--- begin ---

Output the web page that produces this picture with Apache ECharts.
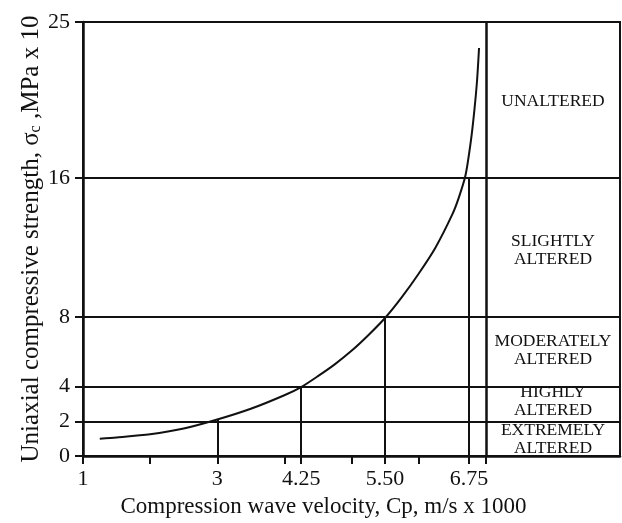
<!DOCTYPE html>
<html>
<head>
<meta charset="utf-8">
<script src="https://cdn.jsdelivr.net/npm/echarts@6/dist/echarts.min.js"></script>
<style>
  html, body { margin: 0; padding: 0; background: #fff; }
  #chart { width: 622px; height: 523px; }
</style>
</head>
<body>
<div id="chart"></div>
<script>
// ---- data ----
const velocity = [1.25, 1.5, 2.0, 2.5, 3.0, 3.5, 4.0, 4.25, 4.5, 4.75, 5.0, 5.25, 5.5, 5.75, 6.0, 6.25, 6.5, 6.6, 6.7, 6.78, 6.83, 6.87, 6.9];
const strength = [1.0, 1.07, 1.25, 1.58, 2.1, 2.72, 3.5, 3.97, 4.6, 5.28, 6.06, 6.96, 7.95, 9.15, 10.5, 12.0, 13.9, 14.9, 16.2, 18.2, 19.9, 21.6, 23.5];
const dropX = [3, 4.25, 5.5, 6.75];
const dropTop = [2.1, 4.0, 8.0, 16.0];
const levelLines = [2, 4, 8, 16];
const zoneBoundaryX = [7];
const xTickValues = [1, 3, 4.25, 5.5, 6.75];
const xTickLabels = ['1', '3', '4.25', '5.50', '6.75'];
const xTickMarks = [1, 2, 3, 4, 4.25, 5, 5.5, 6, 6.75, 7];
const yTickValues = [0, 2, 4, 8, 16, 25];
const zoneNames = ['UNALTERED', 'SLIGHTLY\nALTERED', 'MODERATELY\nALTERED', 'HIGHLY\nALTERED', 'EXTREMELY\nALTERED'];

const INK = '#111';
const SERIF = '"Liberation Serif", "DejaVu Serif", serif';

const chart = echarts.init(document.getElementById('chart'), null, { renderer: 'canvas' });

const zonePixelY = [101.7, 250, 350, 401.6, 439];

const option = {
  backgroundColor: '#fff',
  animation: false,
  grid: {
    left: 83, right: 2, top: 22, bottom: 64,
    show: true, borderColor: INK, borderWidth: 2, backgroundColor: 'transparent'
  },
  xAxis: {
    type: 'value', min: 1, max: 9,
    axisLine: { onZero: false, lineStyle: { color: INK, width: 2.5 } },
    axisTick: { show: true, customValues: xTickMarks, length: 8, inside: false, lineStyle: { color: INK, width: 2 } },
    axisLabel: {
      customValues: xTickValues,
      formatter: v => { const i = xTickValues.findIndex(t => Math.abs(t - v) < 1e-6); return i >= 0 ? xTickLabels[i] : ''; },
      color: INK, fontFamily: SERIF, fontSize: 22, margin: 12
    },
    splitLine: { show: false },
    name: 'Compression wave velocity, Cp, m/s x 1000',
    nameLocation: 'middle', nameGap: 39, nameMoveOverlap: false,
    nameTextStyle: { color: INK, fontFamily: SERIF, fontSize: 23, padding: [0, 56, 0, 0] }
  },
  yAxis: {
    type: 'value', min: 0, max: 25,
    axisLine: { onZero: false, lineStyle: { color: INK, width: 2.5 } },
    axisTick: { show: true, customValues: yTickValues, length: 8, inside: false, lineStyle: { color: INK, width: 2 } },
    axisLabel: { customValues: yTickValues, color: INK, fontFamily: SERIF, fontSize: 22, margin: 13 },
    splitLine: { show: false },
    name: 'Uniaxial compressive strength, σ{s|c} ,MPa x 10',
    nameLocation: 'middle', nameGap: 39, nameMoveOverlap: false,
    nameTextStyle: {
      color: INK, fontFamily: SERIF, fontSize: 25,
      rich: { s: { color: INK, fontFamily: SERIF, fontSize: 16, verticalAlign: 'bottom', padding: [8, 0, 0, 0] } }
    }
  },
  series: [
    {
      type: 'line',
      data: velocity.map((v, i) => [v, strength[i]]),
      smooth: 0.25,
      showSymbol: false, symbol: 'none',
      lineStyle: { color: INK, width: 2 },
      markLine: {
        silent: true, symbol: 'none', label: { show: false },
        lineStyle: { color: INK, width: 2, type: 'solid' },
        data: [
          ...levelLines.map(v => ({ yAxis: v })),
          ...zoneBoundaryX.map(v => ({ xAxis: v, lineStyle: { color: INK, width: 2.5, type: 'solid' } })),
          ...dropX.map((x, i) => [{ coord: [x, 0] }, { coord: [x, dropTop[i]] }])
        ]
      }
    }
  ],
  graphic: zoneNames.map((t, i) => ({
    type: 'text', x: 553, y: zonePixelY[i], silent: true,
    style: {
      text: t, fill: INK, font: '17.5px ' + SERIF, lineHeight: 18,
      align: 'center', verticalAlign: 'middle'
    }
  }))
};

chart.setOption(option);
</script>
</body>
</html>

--- end ---

Set exercise: From the data above, write out everything exactly except the pictures.

Answer:
Output the web page that produces this picture with Apache ECharts.
<!DOCTYPE html>
<html>
<head>
<meta charset="utf-8">
<script src="https://cdn.jsdelivr.net/npm/echarts@6/dist/echarts.min.js"></script>
<style>
  html, body { margin: 0; padding: 0; background: #fff; }
  #chart { width: 622px; height: 523px; }
</style>
</head>
<body>
<div id="chart"></div>
<script>
// ---- data ----
const velocity = [1.25, 1.5, 2.0, 2.5, 3.0, 3.5, 4.0, 4.25, 4.5, 4.75, 5.0, 5.25, 5.5, 5.75, 6.0, 6.25, 6.5, 6.6, 6.7, 6.78, 6.83, 6.87, 6.9];
const strength = [1.0, 1.07, 1.25, 1.58, 2.1, 2.72, 3.5, 3.97, 4.6, 5.28, 6.06, 6.96, 7.95, 9.15, 10.5, 12.0, 13.9, 14.9, 16.2, 18.2, 19.9, 21.6, 23.5];
const dropX = [3, 4.25, 5.5, 6.75];
const dropTop = [2.1, 4.0, 8.0, 16.0];
const levelLines = [2, 4, 8, 16];
const zoneBoundaryX = [7];
const xTickValues = [1, 3, 4.25, 5.5, 6.75];
const xTickLabels = ['1', '3', '4.25', '5.50', '6.75'];
const xTickMarks = [1, 2, 3, 4, 4.25, 5, 5.5, 6, 6.75, 7];
const yTickValues = [0, 2, 4, 8, 16, 25];
const zoneNames = ['UNALTERED', 'SLIGHTLY\nALTERED', 'MODERATELY\nALTERED', 'HIGHLY\nALTERED', 'EXTREMELY\nALTERED'];

const INK = '#111';
const SERIF = '"Liberation Serif", "DejaVu Serif", serif';

const chart = echarts.init(document.getElementById('chart'), null, { renderer: 'canvas' });

const zonePixelY = [101.7, 250, 350, 401.6, 439];

const option = {
  backgroundColor: '#fff',
  animation: false,
  grid: {
    left: 83, right: 2, top: 22, bottom: 64,
    show: true, borderColor: INK, borderWidth: 2, backgroundColor: 'transparent'
  },
  xAxis: {
    type: 'value', min: 1, max: 9,
    axisLine: { onZero: false, lineStyle: { color: INK, width: 2.5 } },
    axisTick: { show: true, customValues: xTickMarks, length: 8, inside: false, lineStyle: { color: INK, width: 2 } },
    axisLabel: {
      customValues: xTickValues,
      formatter: v => { const i = xTickValues.findIndex(t => Math.abs(t - v) < 1e-6); return i >= 0 ? xTickLabels[i] : ''; },
      color: INK, fontFamily: SERIF, fontSize: 22, margin: 12
    },
    splitLine: { show: false },
    name: 'Compression wave velocity, Cp, m/s x 1000',
    nameLocation: 'middle', nameGap: 39, nameMoveOverlap: false,
    nameTextStyle: { color: INK, fontFamily: SERIF, fontSize: 23, padding: [0, 56, 0, 0] }
  },
  yAxis: {
    type: 'value', min: 0, max: 25,
    axisLine: { onZero: false, lineStyle: { color: INK, width: 2.5 } },
    axisTick: { show: true, customValues: yTickValues, length: 8, inside: false, lineStyle: { color: INK, width: 2 } },
    axisLabel: { customValues: yTickValues, color: INK, fontFamily: SERIF, fontSize: 22, margin: 13 },
    splitLine: { show: false },
    name: 'Uniaxial compressive strength, σ{s|c} ,MPa x 10',
    nameLocation: 'middle', nameGap: 39, nameMoveOverlap: false,
    nameTextStyle: {
      color: INK, fontFamily: SERIF, fontSize: 25,
      rich: { s: { color: INK, fontFamily: SERIF, fontSize: 16, verticalAlign: 'bottom', padding: [8, 0, 0, 0] } }
    }
  },
  series: [
    {
      type: 'line',
      data: velocity.map((v, i) => [v, strength[i]]),
      smooth: 0.25,
      showSymbol: false, symbol: 'none',
      lineStyle: { color: INK, width: 2 },
      markLine: {
        silent: true, symbol: 'none', label: { show: false },
        lineStyle: { color: INK, width: 2, type: 'solid' },
        data: [
          ...levelLines.map(v => ({ yAxis: v })),
          ...zoneBoundaryX.map(v => ({ xAxis: v, lineStyle: { color: INK, width: 2.5, type: 'solid' } })),
          ...dropX.map((x, i) => [{ coord: [x, 0] }, { coord: [x, dropTop[i]] }])
        ]
      }
    }
  ],
  graphic: zoneNames.map((t, i) => ({
    type: 'text', x: 553, y: zonePixelY[i], silent: true,
    style: {
      text: t, fill: INK, font: '17.5px ' + SERIF, lineHeight: 18,
      align: 'center', verticalAlign: 'middle'
    }
  }))
};

chart.setOption(option);
</script>
</body>
</html>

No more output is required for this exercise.